Ask Price
The ask price, also known as the offer price, is the price at which a seller is willing to sell an asset. In the context of Forex and Contracts for Difference (CFDs), it represents the best price a buyer can get for purchasing a currency pair or an underlying asset.
How It Works
The ask price is one half of the bid-ask spread, the other half being the bid price. The ask price is always higher than the bid price, as it includes the spread, which is the broker's profit. When you place a buy order in the market, you're buying at the ask price. Here's a simple example:
- Bid price (selling price): 1.2345
- Ask price (buying price): 1.2347
- Spread: 1.2347 - 1.2345 = 0.0002
Why It Matters for Traders
Understanding the ask price is crucial for traders as it directly impacts their entry and exit points in the market. Here's why:
- Entry Points: When you want to buy a currency pair or an asset, you'll do so at the ask price. A lower ask price means you're getting a better price, potentially increasing your profit if the market moves in your favor.
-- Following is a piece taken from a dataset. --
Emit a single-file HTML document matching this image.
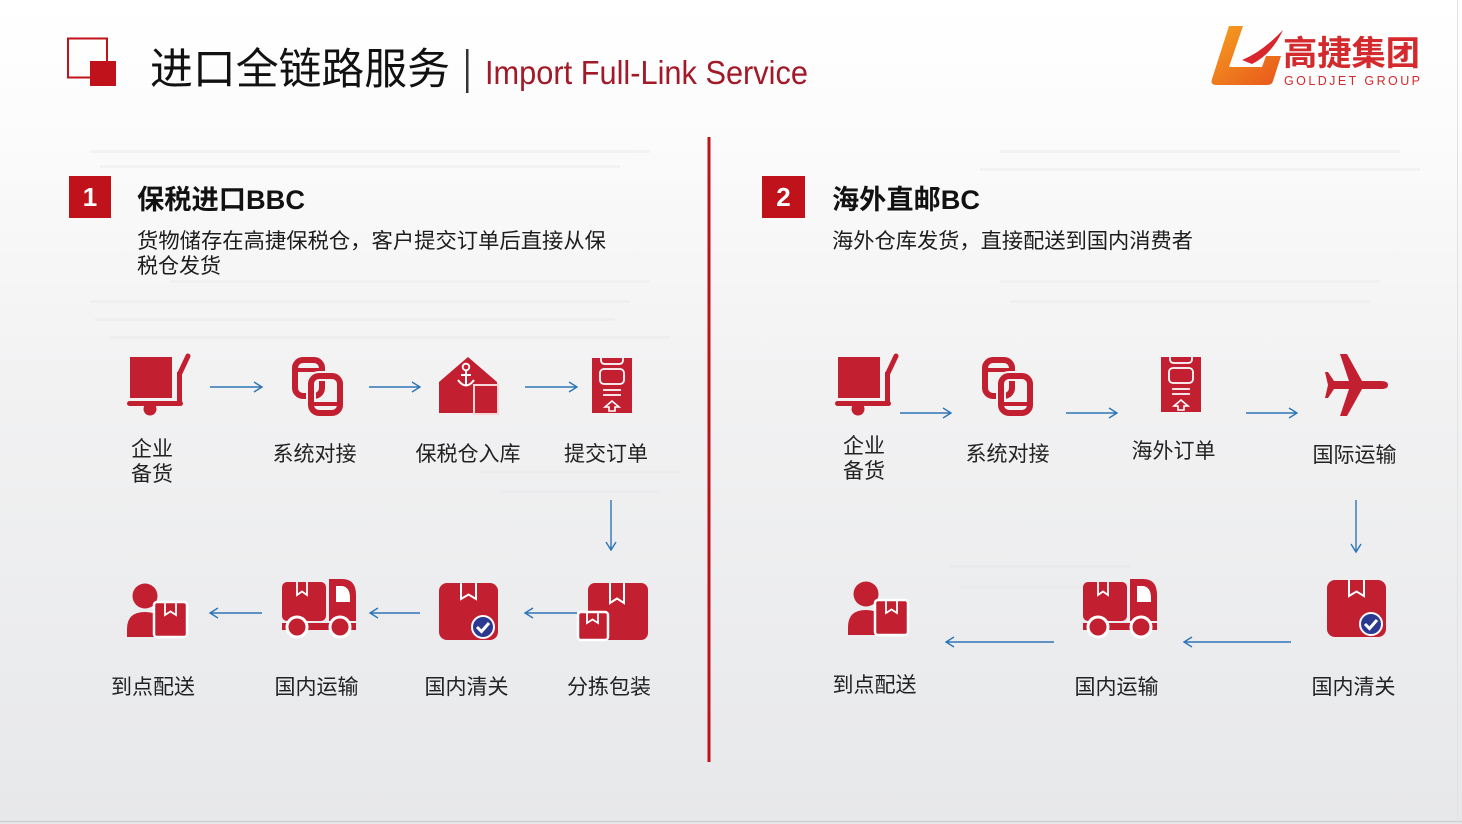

- Exit Points: When you want to sell a currency pair or an asset, you'll do so at the bid price. However, if you want to sell immediately, you might have to accept the ask price, which could be less favorable.
- Slippage: In volatile markets, the ask price can change rapidly. This can lead to slippage, where your order is executed at a less favorable price than expected.
Example
Let's say you want to buy EUR/USD at the current market price. The bid-ask spread is 1.2345-1.2347. You'll buy EUR/USD at 1.2347 (the ask price). If the market moves up to 1.2350, you'll sell at the bid price, which would now be 1.2349, locking in a profit of 3 pips.
Key Takeaways
- The ask price is the best price a buyer can get for purchasing an asset.
- It's always higher than the bid price and includes the spread.
- Understanding the ask price helps traders make informed decisions about entry and exit points.
- Volatility can lead to slippage, affecting the price at which trades are executed.